• _Exercise description_:
From the first line of the data below through the line holding "1.03, 1.02, 0.98, 1.00, 1.02, 1.06, 1.03, 1.02, 1.01, 0.99]", output each line exactly and leave the pictures out.

• _Data segment_:
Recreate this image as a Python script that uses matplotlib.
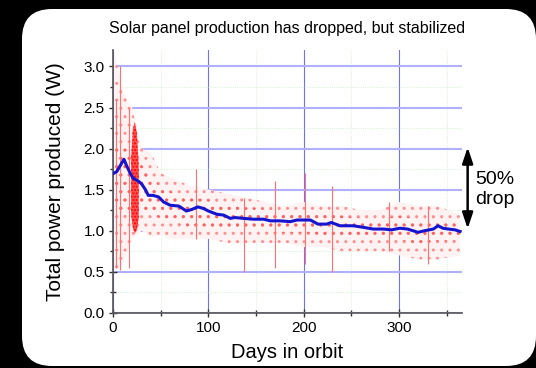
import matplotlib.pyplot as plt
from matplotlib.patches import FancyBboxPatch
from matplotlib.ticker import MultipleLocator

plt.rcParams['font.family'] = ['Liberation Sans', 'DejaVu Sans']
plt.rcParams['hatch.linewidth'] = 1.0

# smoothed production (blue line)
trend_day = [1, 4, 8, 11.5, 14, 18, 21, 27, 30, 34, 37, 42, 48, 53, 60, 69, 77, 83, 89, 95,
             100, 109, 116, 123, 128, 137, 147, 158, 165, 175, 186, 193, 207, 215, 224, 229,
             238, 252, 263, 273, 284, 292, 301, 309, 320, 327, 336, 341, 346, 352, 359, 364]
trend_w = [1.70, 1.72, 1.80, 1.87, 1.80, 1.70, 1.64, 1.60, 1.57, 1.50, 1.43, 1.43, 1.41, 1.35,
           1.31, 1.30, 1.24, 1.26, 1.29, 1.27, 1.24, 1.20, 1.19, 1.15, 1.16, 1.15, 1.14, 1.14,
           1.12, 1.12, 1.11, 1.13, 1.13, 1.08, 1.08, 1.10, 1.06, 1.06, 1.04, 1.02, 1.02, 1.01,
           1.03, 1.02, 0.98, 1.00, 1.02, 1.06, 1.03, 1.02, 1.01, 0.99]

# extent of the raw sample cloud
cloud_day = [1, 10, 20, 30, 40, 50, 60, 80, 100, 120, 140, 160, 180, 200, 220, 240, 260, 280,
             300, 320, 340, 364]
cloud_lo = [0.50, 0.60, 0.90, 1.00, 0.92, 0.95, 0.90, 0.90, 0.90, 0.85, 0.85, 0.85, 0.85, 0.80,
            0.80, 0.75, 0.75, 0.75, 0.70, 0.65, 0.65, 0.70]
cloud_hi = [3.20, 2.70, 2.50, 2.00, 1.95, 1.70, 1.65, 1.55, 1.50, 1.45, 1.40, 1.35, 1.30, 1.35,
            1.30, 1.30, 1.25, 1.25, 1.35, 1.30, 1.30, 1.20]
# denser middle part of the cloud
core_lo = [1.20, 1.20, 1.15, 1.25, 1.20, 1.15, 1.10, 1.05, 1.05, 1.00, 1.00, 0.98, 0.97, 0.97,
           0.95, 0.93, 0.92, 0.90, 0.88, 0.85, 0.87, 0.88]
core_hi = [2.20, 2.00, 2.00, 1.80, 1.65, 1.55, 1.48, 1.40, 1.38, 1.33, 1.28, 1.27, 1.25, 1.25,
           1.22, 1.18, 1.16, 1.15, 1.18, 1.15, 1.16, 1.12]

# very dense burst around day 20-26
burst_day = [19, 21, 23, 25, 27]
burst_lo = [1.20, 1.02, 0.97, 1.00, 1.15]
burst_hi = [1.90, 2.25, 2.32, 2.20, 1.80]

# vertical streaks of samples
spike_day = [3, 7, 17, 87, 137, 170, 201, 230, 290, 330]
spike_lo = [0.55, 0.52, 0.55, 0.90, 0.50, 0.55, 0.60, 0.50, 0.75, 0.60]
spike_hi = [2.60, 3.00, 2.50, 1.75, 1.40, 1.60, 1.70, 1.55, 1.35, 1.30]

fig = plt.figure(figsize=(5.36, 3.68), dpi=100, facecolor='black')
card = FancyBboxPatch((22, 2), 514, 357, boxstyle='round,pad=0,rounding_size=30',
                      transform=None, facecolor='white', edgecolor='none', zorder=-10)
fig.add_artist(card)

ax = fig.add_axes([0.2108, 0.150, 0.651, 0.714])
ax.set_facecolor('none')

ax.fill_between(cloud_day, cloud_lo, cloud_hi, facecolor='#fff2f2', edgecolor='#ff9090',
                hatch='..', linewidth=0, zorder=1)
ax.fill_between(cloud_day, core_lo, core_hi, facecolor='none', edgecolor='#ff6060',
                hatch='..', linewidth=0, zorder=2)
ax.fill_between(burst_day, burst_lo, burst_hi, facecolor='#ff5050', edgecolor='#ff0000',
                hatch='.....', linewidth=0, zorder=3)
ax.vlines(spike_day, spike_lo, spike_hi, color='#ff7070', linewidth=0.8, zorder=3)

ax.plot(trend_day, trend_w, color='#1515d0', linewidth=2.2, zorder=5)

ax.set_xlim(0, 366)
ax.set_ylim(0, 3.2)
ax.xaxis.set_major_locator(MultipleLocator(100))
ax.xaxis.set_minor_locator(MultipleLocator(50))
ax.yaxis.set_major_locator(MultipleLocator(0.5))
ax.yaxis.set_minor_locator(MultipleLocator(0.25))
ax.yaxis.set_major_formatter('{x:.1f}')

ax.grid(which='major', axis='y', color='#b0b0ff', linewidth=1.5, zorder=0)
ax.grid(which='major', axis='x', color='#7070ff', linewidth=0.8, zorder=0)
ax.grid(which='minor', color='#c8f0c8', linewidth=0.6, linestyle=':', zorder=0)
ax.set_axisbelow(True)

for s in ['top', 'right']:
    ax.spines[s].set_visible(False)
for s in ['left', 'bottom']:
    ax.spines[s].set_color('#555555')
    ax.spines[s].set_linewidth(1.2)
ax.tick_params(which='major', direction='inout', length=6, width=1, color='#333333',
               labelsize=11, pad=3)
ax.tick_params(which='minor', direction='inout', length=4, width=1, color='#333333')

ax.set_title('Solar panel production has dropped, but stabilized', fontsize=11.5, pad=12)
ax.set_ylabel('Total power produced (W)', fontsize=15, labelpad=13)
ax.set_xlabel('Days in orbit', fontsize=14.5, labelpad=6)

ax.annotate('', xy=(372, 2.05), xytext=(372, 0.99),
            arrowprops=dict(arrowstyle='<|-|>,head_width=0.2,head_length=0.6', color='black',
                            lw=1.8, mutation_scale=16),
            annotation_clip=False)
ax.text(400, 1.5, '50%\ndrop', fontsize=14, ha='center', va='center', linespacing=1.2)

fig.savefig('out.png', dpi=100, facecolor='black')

• _Response to this exercise_:
Recreate this image as a Python script that uses matplotlib.
import matplotlib.pyplot as plt
from matplotlib.patches import FancyBboxPatch
from matplotlib.ticker import MultipleLocator

plt.rcParams['font.family'] = ['Liberation Sans', 'DejaVu Sans']
plt.rcParams['hatch.linewidth'] = 1.0

# smoothed production (blue line)
trend_day = [1, 4, 8, 11.5, 14, 18, 21, 27, 30, 34, 37, 42, 48, 53, 60, 69, 77, 83, 89, 95,
             100, 109, 116, 123, 128, 137, 147, 158, 165, 175, 186, 193, 207, 215, 224, 229,
             238, 252, 263, 273, 284, 292, 301, 309, 320, 327, 336, 341, 346, 352, 359, 364]
trend_w = [1.70, 1.72, 1.80, 1.87, 1.80, 1.70, 1.64, 1.60, 1.57, 1.50, 1.43, 1.43, 1.41, 1.35,
           1.31, 1.30, 1.24, 1.26, 1.29, 1.27, 1.24, 1.20, 1.19, 1.15, 1.16, 1.15, 1.14, 1.14,
           1.12, 1.12, 1.11, 1.13, 1.13, 1.08, 1.08, 1.10, 1.06, 1.06, 1.04, 1.02, 1.02, 1.01,
           1.03, 1.02, 0.98, 1.00, 1.02, 1.06, 1.03, 1.02, 1.01, 0.99]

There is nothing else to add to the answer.